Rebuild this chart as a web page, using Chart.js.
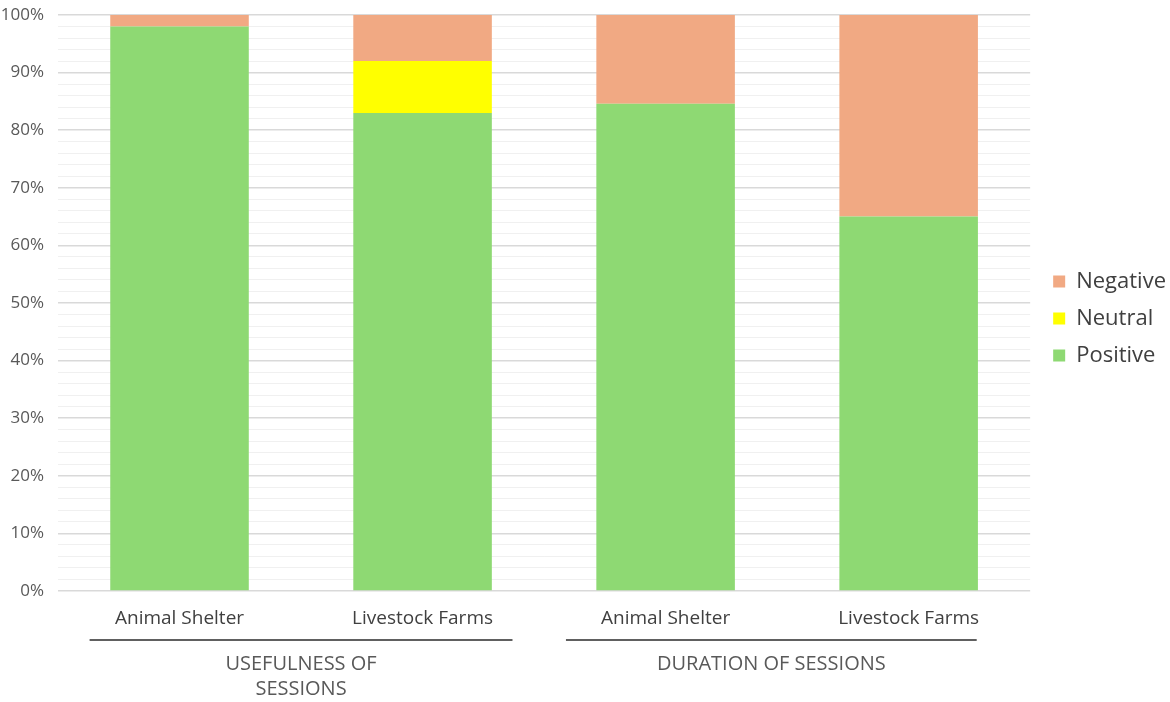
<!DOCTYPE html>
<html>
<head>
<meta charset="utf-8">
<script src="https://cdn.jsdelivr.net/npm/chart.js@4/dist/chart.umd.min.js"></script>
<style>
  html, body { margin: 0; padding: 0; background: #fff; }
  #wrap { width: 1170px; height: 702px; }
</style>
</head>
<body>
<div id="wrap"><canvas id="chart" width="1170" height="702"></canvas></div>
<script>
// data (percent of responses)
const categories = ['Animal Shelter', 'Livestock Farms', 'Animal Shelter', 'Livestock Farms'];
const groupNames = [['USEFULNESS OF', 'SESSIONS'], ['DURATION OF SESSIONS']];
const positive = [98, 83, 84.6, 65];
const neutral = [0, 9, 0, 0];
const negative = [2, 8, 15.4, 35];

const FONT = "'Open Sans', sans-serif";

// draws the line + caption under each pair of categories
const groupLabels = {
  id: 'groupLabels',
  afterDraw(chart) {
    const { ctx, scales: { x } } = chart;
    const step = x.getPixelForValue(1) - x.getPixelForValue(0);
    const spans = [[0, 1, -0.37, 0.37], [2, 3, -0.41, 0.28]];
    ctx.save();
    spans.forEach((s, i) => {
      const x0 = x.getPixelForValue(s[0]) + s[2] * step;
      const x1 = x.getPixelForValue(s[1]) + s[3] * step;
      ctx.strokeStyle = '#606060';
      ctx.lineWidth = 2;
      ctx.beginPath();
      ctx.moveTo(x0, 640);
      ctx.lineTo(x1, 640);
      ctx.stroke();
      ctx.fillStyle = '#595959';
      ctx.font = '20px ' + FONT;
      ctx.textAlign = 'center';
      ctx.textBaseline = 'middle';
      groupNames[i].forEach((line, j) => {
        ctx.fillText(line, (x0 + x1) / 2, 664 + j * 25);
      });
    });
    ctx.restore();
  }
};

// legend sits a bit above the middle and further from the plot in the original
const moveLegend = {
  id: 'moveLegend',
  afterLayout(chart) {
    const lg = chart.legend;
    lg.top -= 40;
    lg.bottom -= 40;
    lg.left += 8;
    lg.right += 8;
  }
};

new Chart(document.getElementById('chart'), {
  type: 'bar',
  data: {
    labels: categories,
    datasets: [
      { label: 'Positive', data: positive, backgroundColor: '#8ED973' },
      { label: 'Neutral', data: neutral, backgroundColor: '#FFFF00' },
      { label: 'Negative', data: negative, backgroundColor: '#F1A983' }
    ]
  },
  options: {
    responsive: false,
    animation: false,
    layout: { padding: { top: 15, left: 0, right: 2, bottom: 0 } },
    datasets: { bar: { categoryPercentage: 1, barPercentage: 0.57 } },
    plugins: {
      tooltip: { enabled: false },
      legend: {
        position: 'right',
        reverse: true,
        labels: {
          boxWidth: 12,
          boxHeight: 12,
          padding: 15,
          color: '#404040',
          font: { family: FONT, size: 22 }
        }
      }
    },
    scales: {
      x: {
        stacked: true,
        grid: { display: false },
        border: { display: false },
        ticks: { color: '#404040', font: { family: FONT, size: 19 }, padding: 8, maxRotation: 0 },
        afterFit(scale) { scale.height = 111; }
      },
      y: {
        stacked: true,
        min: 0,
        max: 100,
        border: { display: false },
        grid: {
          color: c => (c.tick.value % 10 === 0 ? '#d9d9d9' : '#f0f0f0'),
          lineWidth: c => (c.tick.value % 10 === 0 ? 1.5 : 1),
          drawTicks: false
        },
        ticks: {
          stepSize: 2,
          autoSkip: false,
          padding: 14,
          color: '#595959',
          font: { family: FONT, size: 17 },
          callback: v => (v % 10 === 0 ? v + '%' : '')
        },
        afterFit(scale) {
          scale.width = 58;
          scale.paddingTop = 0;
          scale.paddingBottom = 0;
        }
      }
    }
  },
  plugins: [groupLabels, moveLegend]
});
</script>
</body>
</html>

·····

**Work to do:** Quote the data above in full and without alteration; skip the pictures.

**Complete output:**
Rebuild this chart as a web page, using Chart.js.
<!DOCTYPE html>
<html>
<head>
<meta charset="utf-8">
<script src="https://cdn.jsdelivr.net/npm/chart.js@4/dist/chart.umd.min.js"></script>
<style>
  html, body { margin: 0; padding: 0; background: #fff; }
  #wrap { width: 1170px; height: 702px; }
</style>
</head>
<body>
<div id="wrap"><canvas id="chart" width="1170" height="702"></canvas></div>
<script>
// data (percent of responses)
const categories = ['Animal Shelter', 'Livestock Farms', 'Animal Shelter', 'Livestock Farms'];
const groupNames = [['USEFULNESS OF', 'SESSIONS'], ['DURATION OF SESSIONS']];
const positive = [98, 83, 84.6, 65];
const neutral = [0, 9, 0, 0];
const negative = [2, 8, 15.4, 35];

const FONT = "'Open Sans', sans-serif";

// draws the line + caption under each pair of categories
const groupLabels = {
  id: 'groupLabels',
  afterDraw(chart) {
    const { ctx, scales: { x } } = chart;
    const step = x.getPixelForValue(1) - x.getPixelForValue(0);
    const spans = [[0, 1, -0.37, 0.37], [2, 3, -0.41, 0.28]];
    ctx.save();
    spans.forEach((s, i) => {
      const x0 = x.getPixelForValue(s[0]) + s[2] * step;
      const x1 = x.getPixelForValue(s[1]) + s[3] * step;
      ctx.strokeStyle = '#606060';
      ctx.lineWidth = 2;
      ctx.beginPath();
      ctx.moveTo(x0, 640);
      ctx.lineTo(x1, 640);
      ctx.stroke();
      ctx.fillStyle = '#595959';
      ctx.font = '20px ' + FONT;
      ctx.textAlign = 'center';
      ctx.textBaseline = 'middle';
      groupNames[i].forEach((line, j) => {
        ctx.fillText(line, (x0 + x1) / 2, 664 + j * 25);
      });
    });
    ctx.restore();
  }
};

// legend sits a bit above the middle and further from the plot in the original
const moveLegend = {
  id: 'moveLegend',
  afterLayout(chart) {
    const lg = chart.legend;
    lg.top -= 40;
    lg.bottom -= 40;
    lg.left += 8;
    lg.right += 8;
  }
};

new Chart(document.getElementById('chart'), {
  type: 'bar',
  data: {
    labels: categories,
    datasets: [
      { label: 'Positive', data: positive, backgroundColor: '#8ED973' },
      { label: 'Neutral', data: neutral, backgroundColor: '#FFFF00' },
      { label: 'Negative', data: negative, backgroundColor: '#F1A983' }
    ]
  },
  options: {
    responsive: false,
    animation: false,
    layout: { padding: { top: 15, left: 0, right: 2, bottom: 0 } },
    datasets: { bar: { categoryPercentage: 1, barPercentage: 0.57 } },
    plugins: {
      tooltip: { enabled: false },
      legend: {
        position: 'right',
        reverse: true,
        labels: {
          boxWidth: 12,
          boxHeight: 12,
          padding: 15,
          color: '#404040',
          font: { family: FONT, size: 22 }
        }
      }
    },
    scales: {
      x: {
        stacked: true,
        grid: { display: false },
        border: { display: false },
        ticks: { color: '#404040', font: { family: FONT, size: 19 }, padding: 8, maxRotation: 0 },
        afterFit(scale) { scale.height = 111; }
      },
      y: {
        stacked: true,
        min: 0,
        max: 100,
        border: { display: false },
        grid: {
          color: c => (c.tick.value % 10 === 0 ? '#d9d9d9' : '#f0f0f0'),
          lineWidth: c => (c.tick.value % 10 === 0 ? 1.5 : 1),
          drawTicks: false
        },
        ticks: {
          stepSize: 2,
          autoSkip: false,
          padding: 14,
          color: '#595959',
          font: { family: FONT, size: 17 },
          callback: v => (v % 10 === 0 ? v + '%' : '')
        },
        afterFit(scale) {
          scale.width = 58;
          scale.paddingTop = 0;
          scale.paddingBottom = 0;
        }
      }
    }
  },
  plugins: [groupLabels, moveLegend]
});
</script>
</body>
</html>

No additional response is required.